(Raw records)
---*---

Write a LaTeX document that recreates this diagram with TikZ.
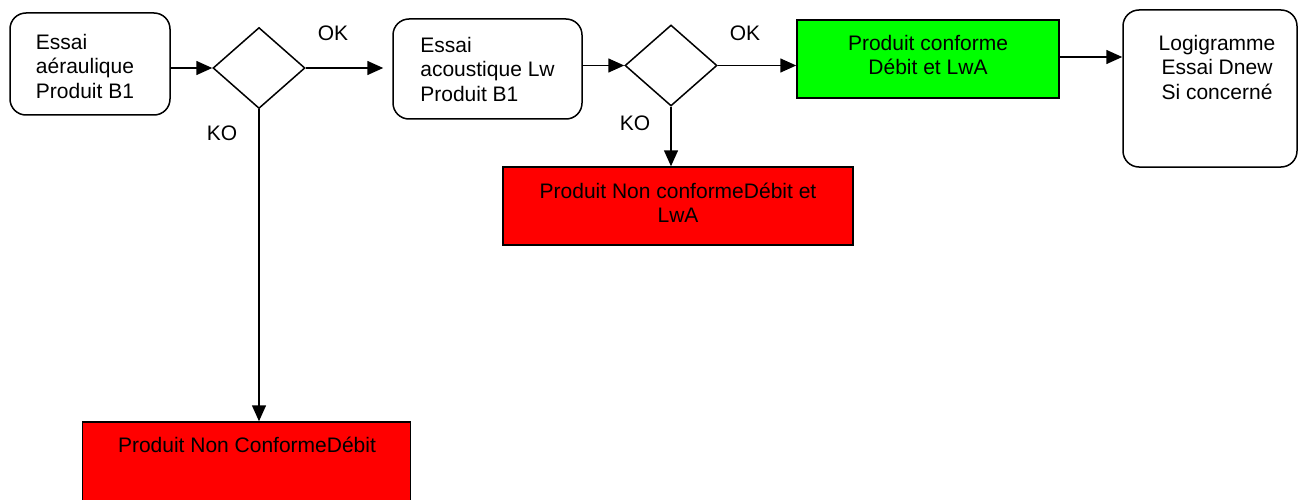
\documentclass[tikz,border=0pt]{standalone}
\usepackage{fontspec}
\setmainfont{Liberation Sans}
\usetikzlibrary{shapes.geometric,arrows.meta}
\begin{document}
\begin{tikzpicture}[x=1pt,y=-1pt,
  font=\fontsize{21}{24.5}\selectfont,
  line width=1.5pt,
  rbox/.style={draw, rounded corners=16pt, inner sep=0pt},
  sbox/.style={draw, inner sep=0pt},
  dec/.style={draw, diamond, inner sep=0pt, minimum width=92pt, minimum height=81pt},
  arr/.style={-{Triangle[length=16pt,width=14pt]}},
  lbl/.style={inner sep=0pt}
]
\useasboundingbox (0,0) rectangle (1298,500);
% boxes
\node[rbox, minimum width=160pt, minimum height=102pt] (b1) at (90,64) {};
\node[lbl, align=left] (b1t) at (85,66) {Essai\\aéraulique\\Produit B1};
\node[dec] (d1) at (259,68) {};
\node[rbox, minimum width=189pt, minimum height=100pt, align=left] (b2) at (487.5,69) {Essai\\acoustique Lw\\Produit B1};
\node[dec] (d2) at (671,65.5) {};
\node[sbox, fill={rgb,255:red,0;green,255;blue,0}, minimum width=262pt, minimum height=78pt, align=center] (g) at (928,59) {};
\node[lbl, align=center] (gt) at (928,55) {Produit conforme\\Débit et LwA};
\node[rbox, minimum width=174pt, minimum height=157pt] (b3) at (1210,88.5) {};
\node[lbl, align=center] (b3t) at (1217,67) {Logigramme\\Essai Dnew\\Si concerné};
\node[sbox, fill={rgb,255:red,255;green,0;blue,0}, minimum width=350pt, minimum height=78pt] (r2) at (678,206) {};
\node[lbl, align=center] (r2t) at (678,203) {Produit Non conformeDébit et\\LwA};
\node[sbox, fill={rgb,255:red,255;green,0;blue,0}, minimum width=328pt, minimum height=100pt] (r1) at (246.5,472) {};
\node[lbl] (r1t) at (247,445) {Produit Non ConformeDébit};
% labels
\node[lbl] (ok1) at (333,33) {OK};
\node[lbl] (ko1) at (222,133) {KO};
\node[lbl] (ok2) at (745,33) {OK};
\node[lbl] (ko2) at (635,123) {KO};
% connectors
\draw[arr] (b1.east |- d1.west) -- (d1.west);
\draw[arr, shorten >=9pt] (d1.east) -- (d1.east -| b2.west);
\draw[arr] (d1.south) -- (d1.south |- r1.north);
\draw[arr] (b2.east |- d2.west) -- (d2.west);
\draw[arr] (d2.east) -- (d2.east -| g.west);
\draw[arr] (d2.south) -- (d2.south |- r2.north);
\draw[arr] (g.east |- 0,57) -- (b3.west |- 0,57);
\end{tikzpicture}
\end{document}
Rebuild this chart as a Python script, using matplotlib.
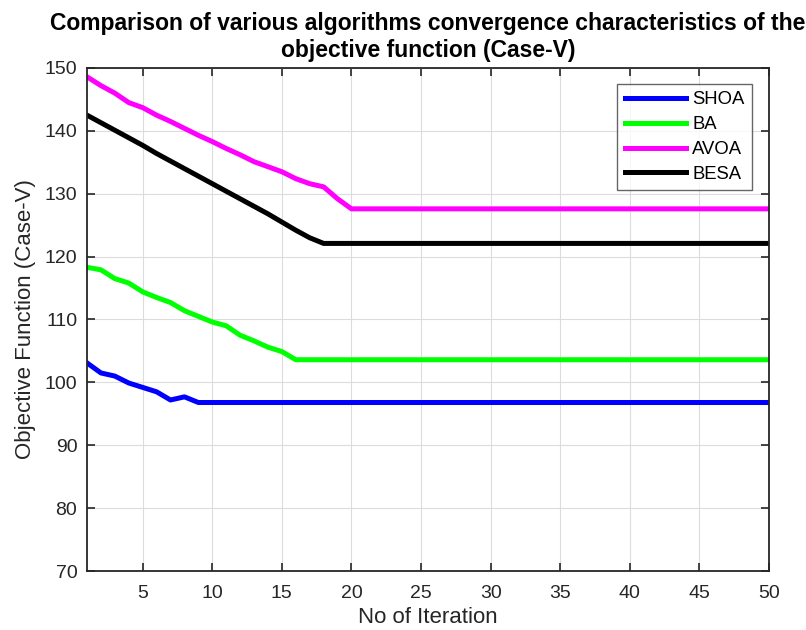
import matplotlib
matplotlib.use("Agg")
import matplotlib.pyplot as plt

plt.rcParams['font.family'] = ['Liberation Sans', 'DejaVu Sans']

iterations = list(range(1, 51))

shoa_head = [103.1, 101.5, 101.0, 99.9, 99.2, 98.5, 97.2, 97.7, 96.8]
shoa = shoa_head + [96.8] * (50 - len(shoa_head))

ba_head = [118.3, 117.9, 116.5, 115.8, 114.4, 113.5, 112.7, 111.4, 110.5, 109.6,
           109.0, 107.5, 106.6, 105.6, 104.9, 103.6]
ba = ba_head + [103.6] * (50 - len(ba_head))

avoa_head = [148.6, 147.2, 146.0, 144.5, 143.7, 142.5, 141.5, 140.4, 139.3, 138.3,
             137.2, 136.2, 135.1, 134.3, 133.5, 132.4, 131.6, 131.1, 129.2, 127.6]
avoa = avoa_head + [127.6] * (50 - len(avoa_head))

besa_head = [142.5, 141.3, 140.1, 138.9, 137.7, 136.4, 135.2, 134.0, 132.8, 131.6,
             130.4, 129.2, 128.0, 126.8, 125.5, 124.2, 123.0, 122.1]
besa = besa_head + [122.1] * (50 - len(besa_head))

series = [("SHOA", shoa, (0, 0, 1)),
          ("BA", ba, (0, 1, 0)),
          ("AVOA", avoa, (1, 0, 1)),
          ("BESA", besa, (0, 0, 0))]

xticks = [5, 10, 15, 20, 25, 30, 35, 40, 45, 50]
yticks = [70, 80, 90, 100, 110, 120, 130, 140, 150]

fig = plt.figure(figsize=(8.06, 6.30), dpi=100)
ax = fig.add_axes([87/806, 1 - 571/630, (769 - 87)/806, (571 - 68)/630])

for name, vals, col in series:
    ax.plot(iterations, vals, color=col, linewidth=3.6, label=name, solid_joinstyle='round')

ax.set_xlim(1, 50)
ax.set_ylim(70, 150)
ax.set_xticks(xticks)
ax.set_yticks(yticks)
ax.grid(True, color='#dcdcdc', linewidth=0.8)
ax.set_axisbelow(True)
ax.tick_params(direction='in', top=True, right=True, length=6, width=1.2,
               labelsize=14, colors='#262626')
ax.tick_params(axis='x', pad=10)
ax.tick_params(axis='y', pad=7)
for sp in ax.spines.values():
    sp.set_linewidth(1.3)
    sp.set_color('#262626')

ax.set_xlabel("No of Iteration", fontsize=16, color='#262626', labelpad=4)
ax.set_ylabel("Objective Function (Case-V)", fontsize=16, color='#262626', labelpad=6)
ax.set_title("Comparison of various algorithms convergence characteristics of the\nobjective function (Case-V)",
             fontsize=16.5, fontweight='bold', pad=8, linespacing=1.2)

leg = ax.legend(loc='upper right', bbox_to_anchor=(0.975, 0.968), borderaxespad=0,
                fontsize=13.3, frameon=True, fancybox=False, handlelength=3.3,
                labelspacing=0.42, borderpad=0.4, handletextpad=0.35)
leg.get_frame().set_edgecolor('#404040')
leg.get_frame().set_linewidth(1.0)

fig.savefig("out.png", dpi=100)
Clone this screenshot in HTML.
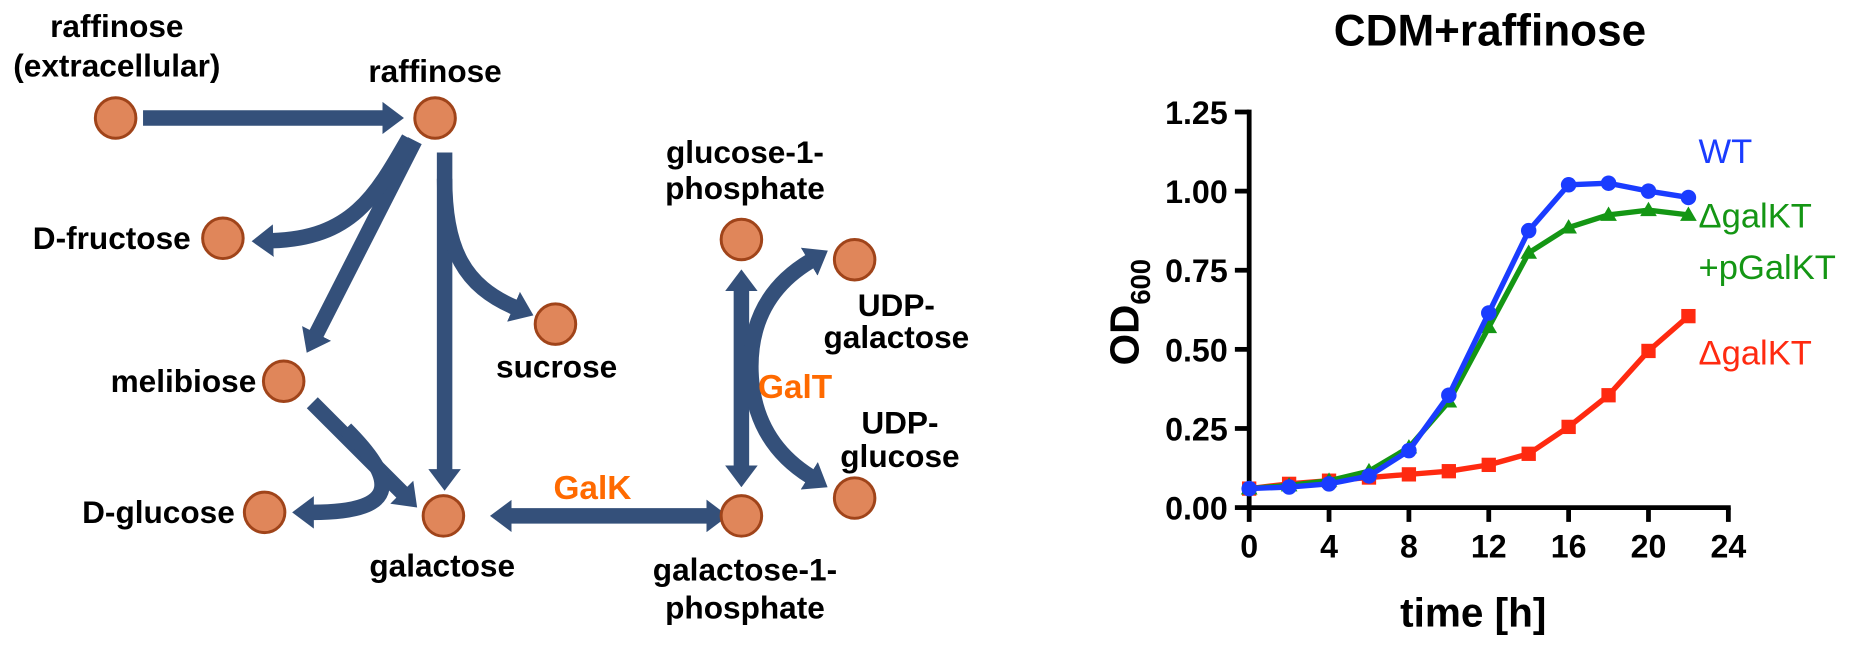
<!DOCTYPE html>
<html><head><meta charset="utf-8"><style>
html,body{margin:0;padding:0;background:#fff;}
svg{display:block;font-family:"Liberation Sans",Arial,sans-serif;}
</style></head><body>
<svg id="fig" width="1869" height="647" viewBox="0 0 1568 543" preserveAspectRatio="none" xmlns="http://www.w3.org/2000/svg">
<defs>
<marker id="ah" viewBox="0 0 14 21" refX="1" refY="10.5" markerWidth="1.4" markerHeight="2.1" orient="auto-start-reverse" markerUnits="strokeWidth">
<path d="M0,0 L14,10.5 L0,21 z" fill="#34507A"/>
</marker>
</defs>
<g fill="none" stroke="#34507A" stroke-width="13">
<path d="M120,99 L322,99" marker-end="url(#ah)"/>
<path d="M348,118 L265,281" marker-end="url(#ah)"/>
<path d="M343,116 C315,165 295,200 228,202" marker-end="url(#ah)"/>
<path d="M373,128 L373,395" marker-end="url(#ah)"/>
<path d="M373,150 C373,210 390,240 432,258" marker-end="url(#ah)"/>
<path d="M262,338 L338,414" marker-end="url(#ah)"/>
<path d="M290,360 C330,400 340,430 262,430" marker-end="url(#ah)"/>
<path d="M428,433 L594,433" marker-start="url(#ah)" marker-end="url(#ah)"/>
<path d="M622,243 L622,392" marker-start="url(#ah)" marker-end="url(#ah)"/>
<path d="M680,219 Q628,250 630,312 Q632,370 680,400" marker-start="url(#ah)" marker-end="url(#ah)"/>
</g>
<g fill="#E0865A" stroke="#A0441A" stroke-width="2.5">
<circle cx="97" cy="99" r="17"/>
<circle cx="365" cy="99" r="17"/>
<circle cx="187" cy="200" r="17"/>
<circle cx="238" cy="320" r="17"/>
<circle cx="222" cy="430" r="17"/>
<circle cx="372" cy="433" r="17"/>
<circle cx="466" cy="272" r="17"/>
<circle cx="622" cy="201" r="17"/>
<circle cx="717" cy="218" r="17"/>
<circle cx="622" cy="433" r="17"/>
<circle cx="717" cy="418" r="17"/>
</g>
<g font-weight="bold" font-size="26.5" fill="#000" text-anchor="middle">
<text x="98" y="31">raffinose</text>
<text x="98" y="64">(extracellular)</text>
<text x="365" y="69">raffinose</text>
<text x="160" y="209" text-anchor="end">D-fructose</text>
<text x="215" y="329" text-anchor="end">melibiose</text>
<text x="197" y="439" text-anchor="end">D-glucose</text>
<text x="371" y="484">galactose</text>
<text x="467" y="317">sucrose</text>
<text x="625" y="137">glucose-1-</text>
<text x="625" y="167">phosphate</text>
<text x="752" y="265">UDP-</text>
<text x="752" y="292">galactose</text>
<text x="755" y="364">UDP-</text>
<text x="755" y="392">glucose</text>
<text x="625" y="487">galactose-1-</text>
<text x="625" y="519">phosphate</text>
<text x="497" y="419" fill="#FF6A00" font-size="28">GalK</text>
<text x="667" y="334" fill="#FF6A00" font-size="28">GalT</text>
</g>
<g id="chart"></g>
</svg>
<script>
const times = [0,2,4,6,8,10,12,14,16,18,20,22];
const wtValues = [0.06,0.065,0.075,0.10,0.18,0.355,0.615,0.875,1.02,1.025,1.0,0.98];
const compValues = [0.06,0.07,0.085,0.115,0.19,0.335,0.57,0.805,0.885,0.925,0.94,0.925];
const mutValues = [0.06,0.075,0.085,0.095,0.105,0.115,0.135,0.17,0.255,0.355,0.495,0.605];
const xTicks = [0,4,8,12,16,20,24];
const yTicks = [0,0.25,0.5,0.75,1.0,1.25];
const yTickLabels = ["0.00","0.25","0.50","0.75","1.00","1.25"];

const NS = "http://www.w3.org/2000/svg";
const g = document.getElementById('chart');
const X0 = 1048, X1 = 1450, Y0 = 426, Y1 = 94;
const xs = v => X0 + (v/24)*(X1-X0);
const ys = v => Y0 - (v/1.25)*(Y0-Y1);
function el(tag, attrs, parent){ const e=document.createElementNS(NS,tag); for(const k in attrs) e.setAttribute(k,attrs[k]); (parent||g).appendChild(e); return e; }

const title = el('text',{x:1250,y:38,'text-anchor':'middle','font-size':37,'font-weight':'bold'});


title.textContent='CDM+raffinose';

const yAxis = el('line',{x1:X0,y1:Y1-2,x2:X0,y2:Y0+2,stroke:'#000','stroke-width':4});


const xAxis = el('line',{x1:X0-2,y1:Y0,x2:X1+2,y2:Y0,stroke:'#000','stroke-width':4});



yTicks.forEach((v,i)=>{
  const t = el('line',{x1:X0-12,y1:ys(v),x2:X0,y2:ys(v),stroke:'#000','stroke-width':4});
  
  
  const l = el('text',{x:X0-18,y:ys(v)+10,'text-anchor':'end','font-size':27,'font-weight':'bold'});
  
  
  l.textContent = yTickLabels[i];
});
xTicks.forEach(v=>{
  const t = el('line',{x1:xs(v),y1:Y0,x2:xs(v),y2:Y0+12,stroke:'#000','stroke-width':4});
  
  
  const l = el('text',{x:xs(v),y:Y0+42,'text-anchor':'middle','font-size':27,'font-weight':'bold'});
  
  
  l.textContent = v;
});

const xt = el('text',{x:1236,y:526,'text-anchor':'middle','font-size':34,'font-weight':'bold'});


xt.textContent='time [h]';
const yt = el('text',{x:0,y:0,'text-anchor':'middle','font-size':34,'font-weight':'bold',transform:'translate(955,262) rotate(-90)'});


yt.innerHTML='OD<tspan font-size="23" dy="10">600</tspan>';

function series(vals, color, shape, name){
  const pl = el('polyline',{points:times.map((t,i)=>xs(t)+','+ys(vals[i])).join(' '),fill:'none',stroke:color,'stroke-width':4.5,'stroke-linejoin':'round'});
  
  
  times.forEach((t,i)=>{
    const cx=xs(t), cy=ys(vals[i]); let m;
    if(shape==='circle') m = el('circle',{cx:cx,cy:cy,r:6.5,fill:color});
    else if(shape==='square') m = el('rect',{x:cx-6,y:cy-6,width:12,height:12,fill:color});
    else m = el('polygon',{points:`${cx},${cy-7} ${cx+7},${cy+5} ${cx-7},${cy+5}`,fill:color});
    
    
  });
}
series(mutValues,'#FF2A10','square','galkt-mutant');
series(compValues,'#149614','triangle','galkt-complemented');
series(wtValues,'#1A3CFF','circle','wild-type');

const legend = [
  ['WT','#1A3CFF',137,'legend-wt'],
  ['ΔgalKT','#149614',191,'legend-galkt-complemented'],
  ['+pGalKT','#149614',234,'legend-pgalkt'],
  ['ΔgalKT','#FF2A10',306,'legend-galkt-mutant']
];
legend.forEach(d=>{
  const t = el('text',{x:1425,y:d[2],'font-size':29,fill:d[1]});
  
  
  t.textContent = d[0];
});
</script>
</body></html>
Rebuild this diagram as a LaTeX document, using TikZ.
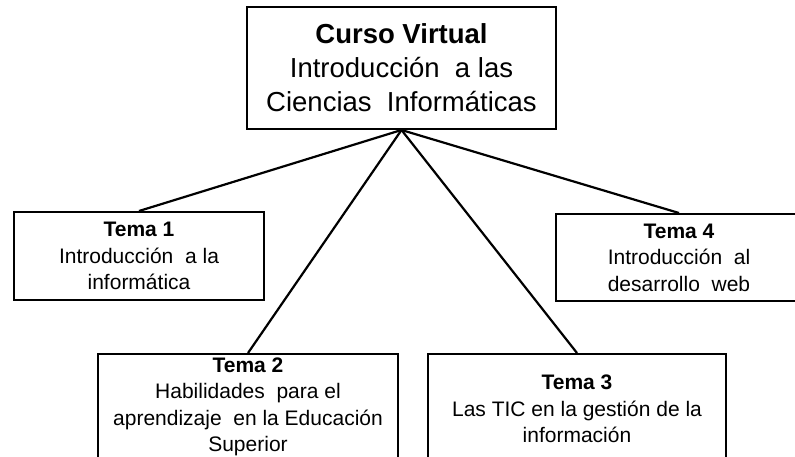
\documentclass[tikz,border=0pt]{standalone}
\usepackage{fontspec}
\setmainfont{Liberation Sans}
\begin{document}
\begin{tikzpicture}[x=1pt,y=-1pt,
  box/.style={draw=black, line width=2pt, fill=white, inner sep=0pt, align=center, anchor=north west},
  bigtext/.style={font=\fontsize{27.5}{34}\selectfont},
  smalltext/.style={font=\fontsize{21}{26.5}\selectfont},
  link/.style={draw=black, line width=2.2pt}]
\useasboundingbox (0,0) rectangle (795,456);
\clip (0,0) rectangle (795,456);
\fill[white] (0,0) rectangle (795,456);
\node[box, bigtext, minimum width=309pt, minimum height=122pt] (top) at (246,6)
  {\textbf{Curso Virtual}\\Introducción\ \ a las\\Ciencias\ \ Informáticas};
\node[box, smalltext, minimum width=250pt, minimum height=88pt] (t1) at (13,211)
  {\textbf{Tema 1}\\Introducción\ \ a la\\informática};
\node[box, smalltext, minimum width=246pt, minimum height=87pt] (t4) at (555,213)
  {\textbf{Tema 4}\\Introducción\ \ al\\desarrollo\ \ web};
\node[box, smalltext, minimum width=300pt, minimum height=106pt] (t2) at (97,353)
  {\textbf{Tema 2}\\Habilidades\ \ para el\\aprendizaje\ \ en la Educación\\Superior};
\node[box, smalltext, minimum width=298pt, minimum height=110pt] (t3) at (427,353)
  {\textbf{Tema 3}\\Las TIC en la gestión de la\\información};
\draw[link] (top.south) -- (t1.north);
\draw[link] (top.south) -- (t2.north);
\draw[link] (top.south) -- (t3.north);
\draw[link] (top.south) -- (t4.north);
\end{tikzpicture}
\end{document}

---*---

→ REQUIRED WORK
State how many lines in the records above contain the word "Rebuild", and give only that number.

→ EXERCISE RESULT
2